Sir Skin Deep had weighed Wentworth entirely on visual cues. Vanity, appearance, rank, well-sounding name. And JA's sense of humor is not lost when she said that Sir Walter saw CW "repeatedly by daylight" since one can see much better during the day and can thus make a better assessment of whether or not CW is worthy to be penned into his volume of honor LOL.
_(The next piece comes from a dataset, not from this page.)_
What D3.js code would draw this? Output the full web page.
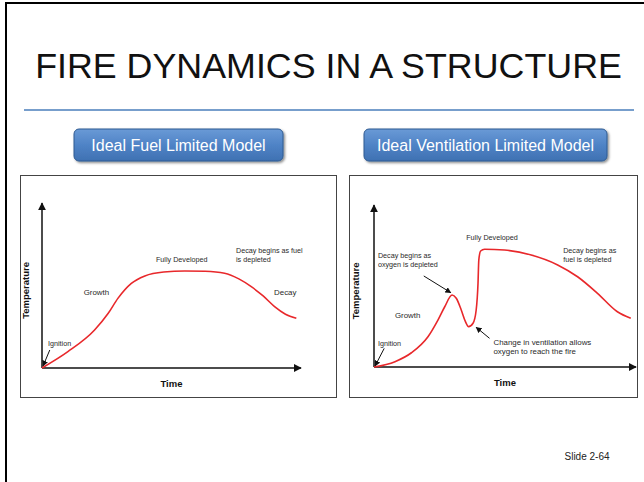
<!DOCTYPE html>
<html>
<head>
<meta charset="utf-8">
<title>Fire Dynamics in a Structure</title>
<style>
  body { margin: 0; background: #fff; }
  svg text { font-family: "Liberation Sans", Arial, sans-serif; }
</style>
</head>
<body>
<div id="slide"></div>

<script src="https://cdn.jsdelivr.net/npm/d3@7"></script>
<script>

// ---- data (time / temperature in % of axis) ----
var titles = ['Ideal Fuel Limited Model', 'Ideal Ventilation Limited Model'];

var fuelTime = [0, 10, 20.3, 25.5, 29.3, 34.5, 39.7, 47, 55.1, 63, 70.5, 76, 80.8, 85.5, 89.8, 94, 98.2];
var fuelTemp = [0, 9.9, 23, 33, 42.2, 51.3, 55.8, 58.2, 58.8, 58.6, 57.4, 54, 49.3, 43.5, 37.2, 32.6, 30.1];

var ventTime = [0, 8, 14.3, 20.6, 24.4, 27, 29.8, 31.4, 33.3, 34.9, 36.1, 37.8, 39, 39.7, 40, 40.7, 42.2, 49.8, 60, 70.1, 77.7, 85.3, 92.9, 98];
var ventTemp = [0, 3.3, 8.8, 18.7, 29, 37.2, 44.4, 42.4, 35.2, 28, 24.9, 27, 35.2, 51.7, 66, 71.6, 72.7, 72.2, 69.1, 63, 55.7, 45.5, 34.1, 30.1];

// annotations: [text lines], anchor time, anchor temperature (baseline of first line)
var fuelNotes = [
  { lines: ['Ignition'], t: 2.3, v: 13.3 },
  { lines: ['Growth'], t: 16.1, v: 44.2, big: true },
  { lines: ['Fully Developed'], t: 44, v: 64.2 },
  { lines: ['Decay begins as fuel', 'is depleted'], t: 74.9, v: 70 },
  { lines: ['Decay'], t: 89.6, v: 44.2, big: true }
];
var fuelPointers = [
  { from: [3.0, 10.9], to: [0.4, 1.2] }
];

var ventNotes = [
  { lines: ['Fully Developed'], t: 35.2, v: 78.4 },
  { lines: ['Decay begins as', 'oxygen is depleted'], t: 1.5, v: 67.3 },
  { lines: ['Growth'], t: 8, v: 30.2, big: true },
  { lines: ['Ignition'], t: 1.5, v: 13 },
  { lines: ['Change in ventilation allows', 'oxygen to reach the fire'], t: 45.6, v: 13.6, big: true },
  { lines: ['Decay begins as', 'fuel is depleted'], t: 72.2, v: 70.4 }
];
var ventPointers = [
  { from: [19, 56.2], to: [29.3, 45.9] },
  { from: [3.9, 11.5], to: [0.4, 0.6] },
  { from: [44.1, 17.7], to: [39, 24.5] }
];

var W = 644, H = 482;

var svg = d3.select('#slide').append('svg')
  .attr('width', W)
  .attr('height', H);

var defs = svg.append('defs');

var grad = defs.append('linearGradient')
  .attr('id', 'btnGrad')
  .attr('x1', 0).attr('y1', 0).attr('x2', 0).attr('y2', 1);
grad.append('stop').attr('offset', '0%').attr('stop-color', '#6a9ad6');
grad.append('stop').attr('offset', '50%').attr('stop-color', '#4f83c6');
grad.append('stop').attr('offset', '100%').attr('stop-color', '#3f71b2');

var shadow = defs.append('filter').attr('id', 'btnShadow')
  .attr('x', '-10%').attr('y', '-20%').attr('width', '130%').attr('height', '160%');
shadow.append('feDropShadow')
  .attr('dx', 1.5).attr('dy', 1.5).attr('stdDeviation', 1)
  .attr('flood-color', '#000').attr('flood-opacity', 0.45);

function arrowMarker(id, size) {
  defs.append('marker')
    .attr('id', id)
    .attr('viewBox', '0 0 10 10')
    .attr('refX', 9).attr('refY', 5)
    .attr('markerUnits', 'userSpaceOnUse')
    .attr('markerWidth', size).attr('markerHeight', size)
    .attr('orient', 'auto')
    .append('path')
      .attr('d', 'M0,0 L10,5 L0,10 z')
      .attr('fill', '#111');
}
arrowMarker('axisHead', 8);
arrowMarker('noteHead', 6);

// slide background + frame (left and top edges only)
svg.append('rect').attr('width', W).attr('height', H).attr('fill', '#fff');
svg.append('line')
  .attr('x1', 6).attr('y1', 2).attr('x2', 6).attr('y2', H)
  .attr('stroke', '#000').attr('stroke-width', 2);
svg.append('line')
  .attr('x1', 5).attr('y1', 3).attr('x2', W).attr('y2', 3)
  .attr('stroke', '#000').attr('stroke-width', 2);

svg.append('text')
  .attr('x', 328.5).attr('y', 77.5)
  .attr('text-anchor', 'middle')
  .attr('font-size', 35.8)
  .attr('fill', '#111')
  .text('FIRE DYNAMICS IN A STRUCTURE');

svg.append('line')
  .attr('x1', 24).attr('y1', 110).attr('x2', 634).attr('y2', 110)
  .attr('stroke', '#4a7ebb').attr('stroke-width', 1.5);

svg.append('text')
  .attr('x', 587).attr('y', 460)
  .attr('text-anchor', 'middle')
  .attr('font-size', 10)
  .attr('fill', '#222')
  .text('Slide 2-64');

// one titled button above each chart box
function drawButton(label, x0, x1) {
  var g = svg.append('g');
  g.append('rect')
    .attr('x', x0).attr('y', 129)
    .attr('width', x1 - x0).attr('height', 32)
    .attr('rx', 5).attr('ry', 5)
    .attr('fill', 'url(#btnGrad)')
    .attr('stroke', '#2f5b92').attr('stroke-width', 1)
    .attr('filter', 'url(#btnShadow)');
  g.append('text')
    .attr('x', (x0 + x1) / 2).attr('y', 151)
    .attr('text-anchor', 'middle')
    .attr('font-size', 16)
    .attr('fill', '#fff')
    .text(label);
}

drawButton(titles[0], 74, 283);
drawButton(titles[1], 364, 607);

function drawModel(cfg) {
  var g = svg.append('g');

  g.append('rect')
    .attr('x', cfg.box[0]).attr('y', cfg.box[1])
    .attr('width', cfg.box[2] - cfg.box[0]).attr('height', cfg.box[3] - cfg.box[1])
    .attr('fill', '#fff')
    .attr('stroke', '#444').attr('stroke-width', 1);

  var x = d3.scaleLinear().domain([0, 100]).range(cfg.xRange);
  var y = d3.scaleLinear().domain([0, 100]).range(cfg.yRange);

  // axes with arrow heads
  g.append('line')
    .attr('x1', x(0)).attr('y1', y(0)).attr('x2', x(0)).attr('y2', y(100))
    .attr('stroke', '#111').attr('stroke-width', 1.5)
    .attr('marker-end', 'url(#axisHead)');
  g.append('line')
    .attr('x1', x(0)).attr('y1', y(0)).attr('x2', x(100)).attr('y2', y(0))
    .attr('stroke', '#111').attr('stroke-width', 1.5)
    .attr('marker-end', 'url(#axisHead)');

  g.append('text')
    .attr('x', (x(0) + x(100)) / 2).attr('y', y(0) + 19)
    .attr('text-anchor', 'middle')
    .attr('font-size', 9.5).attr('font-weight', 'bold')
    .attr('fill', '#111')
    .text('Time');

  g.append('text')
    .attr('transform', 'translate(' + (x(0) - cfg.yLabelGap) + ',' + y(47) + ') rotate(-90)')
    .attr('text-anchor', 'middle')
    .attr('font-size', 9.5).attr('font-weight', 'bold')
    .attr('fill', '#111')
    .text('Temperature');

  var pts = cfg.time.map(function(t, i) { return [t, cfg.temp[i]]; });
  var line = d3.line()
    .x(function(d) { return x(d[0]); })
    .y(function(d) { return y(d[1]); })
    .curve(d3.curveMonotoneX);

  g.append('path')
    .datum(pts)
    .attr('d', line)
    .attr('fill', 'none')
    .attr('stroke', '#e8282b')
    .attr('stroke-width', 1.6);

  cfg.pointers.forEach(function(p) {
    g.append('line')
      .attr('x1', x(p.from[0])).attr('y1', y(p.from[1]))
      .attr('x2', x(p.to[0])).attr('y2', y(p.to[1]))
      .attr('stroke', '#111').attr('stroke-width', 1)
      .attr('marker-end', 'url(#noteHead)');
  });

  cfg.notes.forEach(function(n) {
    var t = g.append('text')
      .attr('x', x(n.t)).attr('y', y(n.v))
      .attr('font-size', n.big ? 7.9 : 7.2)
      .attr('fill', '#2a2a2a');
    n.lines.forEach(function(s, i) {
      t.append('tspan')
        .attr('x', x(n.t))
        .attr('dy', i === 0 ? 0 : (n.big ? 9 : 9.3))
        .text(s);
    });
  });
}

drawModel({
  box: [20.5, 175.5, 336.5, 397.5],
  xRange: [42, 301],
  yRange: [368, 203],
  yLabelGap: 13,
  time: fuelTime, temp: fuelTemp,
  notes: fuelNotes, pointers: fuelPointers
});

drawModel({
  box: [349.5, 175.5, 637.5, 397.5],
  xRange: [374, 636],
  yRange: [367, 205],
  yLabelGap: 15,
  time: ventTime, temp: ventTemp,
  notes: ventNotes, pointers: ventPointers
});

</script>
</body>
</html>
Ch 24: "Sir Walter, indeed, though he had no affection for Anne, and no vanity flattered, to make him really happy on the occasion, was very far from thinking it a bad match for her. On the contrary, when he saw more of Captain Wentworth, saw him repeatedly by daylight, and eyed him well, he was very much struck by his personal claims, and felt that his superiority of appearance might be not unfairly balanced against her superiority of rank; and all this, assisted by his well-sounding name, enabled Sir Walter, at last, to prepare his pen, with a very good grace, for the insertion of the marriage in the volume of honour."
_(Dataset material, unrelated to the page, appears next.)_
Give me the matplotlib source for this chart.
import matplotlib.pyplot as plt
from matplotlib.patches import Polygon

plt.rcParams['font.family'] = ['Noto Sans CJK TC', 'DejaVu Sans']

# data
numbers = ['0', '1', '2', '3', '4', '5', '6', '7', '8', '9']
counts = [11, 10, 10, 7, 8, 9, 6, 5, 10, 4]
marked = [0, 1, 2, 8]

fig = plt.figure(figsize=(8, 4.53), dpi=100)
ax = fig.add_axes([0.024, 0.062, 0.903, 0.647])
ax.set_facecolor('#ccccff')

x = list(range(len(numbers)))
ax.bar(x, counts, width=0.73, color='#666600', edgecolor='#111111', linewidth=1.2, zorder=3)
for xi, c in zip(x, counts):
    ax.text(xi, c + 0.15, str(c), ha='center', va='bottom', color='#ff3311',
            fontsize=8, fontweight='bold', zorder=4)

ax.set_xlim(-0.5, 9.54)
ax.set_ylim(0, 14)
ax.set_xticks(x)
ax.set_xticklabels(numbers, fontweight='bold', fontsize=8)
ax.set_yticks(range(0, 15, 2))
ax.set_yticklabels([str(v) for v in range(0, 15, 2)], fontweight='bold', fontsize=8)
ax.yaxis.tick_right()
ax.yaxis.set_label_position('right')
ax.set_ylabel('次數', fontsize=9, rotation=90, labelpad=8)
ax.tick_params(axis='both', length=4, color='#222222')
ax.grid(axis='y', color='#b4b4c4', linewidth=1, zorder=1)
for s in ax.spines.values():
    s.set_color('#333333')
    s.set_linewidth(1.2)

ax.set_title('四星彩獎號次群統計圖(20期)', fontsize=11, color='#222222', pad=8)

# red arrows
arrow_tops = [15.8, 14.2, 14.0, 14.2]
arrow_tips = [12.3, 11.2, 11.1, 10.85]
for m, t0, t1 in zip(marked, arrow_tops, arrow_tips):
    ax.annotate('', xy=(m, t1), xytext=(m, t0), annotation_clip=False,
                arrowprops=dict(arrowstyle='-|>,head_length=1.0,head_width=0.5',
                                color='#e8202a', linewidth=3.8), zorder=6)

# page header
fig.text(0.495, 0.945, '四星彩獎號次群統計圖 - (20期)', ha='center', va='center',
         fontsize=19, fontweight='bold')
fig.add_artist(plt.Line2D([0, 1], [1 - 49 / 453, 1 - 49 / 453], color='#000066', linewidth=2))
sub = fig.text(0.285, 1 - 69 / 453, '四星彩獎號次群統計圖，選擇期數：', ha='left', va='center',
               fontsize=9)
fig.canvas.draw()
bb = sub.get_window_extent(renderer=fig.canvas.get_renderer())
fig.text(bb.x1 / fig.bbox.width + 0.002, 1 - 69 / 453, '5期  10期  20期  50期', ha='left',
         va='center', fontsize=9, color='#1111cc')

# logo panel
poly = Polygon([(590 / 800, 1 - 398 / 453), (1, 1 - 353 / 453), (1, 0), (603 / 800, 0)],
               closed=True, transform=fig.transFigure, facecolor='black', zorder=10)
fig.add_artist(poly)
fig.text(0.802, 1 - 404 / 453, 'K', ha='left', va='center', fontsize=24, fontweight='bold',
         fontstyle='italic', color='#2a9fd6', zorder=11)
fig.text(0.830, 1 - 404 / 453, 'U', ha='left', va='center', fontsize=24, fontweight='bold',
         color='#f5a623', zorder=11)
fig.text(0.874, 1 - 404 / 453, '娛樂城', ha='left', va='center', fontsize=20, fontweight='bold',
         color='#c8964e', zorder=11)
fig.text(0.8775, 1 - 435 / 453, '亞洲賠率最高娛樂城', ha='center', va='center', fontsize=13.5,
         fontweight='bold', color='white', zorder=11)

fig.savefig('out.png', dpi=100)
In contrast, CW was more introspective, and felt much more deeply, as evidenced by not only his "I'm all undone" letter to Anne, and their subsequent conversations. Soul, agony, hope, penetrating and overpowering feelings, long waits, all those are words for the inner man.
Ch 23: "You pierce my soul. I am half agony, half hope....could I have read your feelings, as I think you must have penetrated mine. I can hardly write. I am every instant hearing something which overpowers me...."
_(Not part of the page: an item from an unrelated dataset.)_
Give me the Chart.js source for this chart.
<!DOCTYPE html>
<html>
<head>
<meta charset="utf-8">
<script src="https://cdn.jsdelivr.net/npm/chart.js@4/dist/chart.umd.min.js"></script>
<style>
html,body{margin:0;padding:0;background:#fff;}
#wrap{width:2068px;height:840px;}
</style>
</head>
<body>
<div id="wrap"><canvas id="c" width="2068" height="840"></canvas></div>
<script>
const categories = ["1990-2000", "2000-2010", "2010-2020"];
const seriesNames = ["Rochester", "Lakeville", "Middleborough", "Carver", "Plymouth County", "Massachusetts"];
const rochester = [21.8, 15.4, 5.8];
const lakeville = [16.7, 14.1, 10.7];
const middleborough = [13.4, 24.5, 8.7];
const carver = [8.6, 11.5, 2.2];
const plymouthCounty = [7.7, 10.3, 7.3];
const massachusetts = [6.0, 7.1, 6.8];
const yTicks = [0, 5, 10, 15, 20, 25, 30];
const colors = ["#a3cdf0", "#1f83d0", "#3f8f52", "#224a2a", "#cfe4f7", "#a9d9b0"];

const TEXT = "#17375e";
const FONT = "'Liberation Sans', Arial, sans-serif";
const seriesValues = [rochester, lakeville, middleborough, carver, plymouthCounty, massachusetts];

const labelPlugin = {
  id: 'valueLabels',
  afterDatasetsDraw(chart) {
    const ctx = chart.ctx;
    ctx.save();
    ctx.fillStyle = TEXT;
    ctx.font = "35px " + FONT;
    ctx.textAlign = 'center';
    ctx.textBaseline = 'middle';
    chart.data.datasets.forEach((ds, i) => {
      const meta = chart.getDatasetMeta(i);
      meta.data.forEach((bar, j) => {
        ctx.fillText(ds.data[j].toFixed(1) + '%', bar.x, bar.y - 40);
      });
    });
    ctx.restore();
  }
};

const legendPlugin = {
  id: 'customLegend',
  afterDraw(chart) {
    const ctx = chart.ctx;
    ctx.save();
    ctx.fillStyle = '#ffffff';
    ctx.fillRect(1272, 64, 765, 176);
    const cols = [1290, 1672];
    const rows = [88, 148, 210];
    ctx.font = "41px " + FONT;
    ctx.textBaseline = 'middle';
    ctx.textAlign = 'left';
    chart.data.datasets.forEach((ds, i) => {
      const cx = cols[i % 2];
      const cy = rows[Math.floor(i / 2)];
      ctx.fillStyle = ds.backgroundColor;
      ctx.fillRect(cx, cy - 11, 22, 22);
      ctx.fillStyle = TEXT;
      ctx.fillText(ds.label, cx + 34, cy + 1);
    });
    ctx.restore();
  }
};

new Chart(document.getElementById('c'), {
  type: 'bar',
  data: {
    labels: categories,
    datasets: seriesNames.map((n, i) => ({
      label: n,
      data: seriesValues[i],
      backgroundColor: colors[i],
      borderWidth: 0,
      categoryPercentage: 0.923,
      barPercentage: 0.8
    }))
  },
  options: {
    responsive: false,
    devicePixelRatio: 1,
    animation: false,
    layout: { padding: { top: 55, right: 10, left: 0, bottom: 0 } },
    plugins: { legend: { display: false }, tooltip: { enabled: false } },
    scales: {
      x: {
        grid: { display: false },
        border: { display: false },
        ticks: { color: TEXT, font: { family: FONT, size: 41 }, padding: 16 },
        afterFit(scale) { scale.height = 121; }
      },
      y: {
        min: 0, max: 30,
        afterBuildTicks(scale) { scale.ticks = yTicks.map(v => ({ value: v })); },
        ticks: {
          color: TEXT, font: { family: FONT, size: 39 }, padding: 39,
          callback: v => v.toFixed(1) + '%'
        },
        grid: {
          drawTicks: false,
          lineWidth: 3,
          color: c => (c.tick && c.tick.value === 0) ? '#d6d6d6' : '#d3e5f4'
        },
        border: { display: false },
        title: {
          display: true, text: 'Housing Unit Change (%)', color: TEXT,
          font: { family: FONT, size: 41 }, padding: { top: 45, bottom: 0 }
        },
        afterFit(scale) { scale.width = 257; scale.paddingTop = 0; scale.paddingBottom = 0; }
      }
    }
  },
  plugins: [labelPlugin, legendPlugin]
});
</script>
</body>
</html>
Ch 23: "But to be waiting so long in inaction, and waiting only for evil, had been dreadful."
And after the dip into despair, his spirits soared. I don't think Sir Walter ever experienced such a range of emotions. Determinations, spirits rallying, hopes revived... All those are things that Sir Walter had poor taste for (unless they were for his keeping up appearances).
Ch 23: "I was determined to see you again. My spirits rallied with the morning, and I felt that I had still a motive for remaining here."
Having lived with Sir Walter all her life, Anne was undoubtedly refreshed to see more realism outside the walls of Kellynch. I think too that although Kellynch was her ancestral home, Anne felt more freedom away from it than in it.
I think the turning point in Anne's life did not come in 1806 when she met CW, but rather it happened when she went to stay at Uppercross which was where she started to see things differently (Musgroves, Crofts, later on Harvilles, Benwick, etc).
The choice of the place name Uppercross interested me as well. It was as if Anne got up and crossed over to a new perspective in her life. Sort of her Part II, if you will.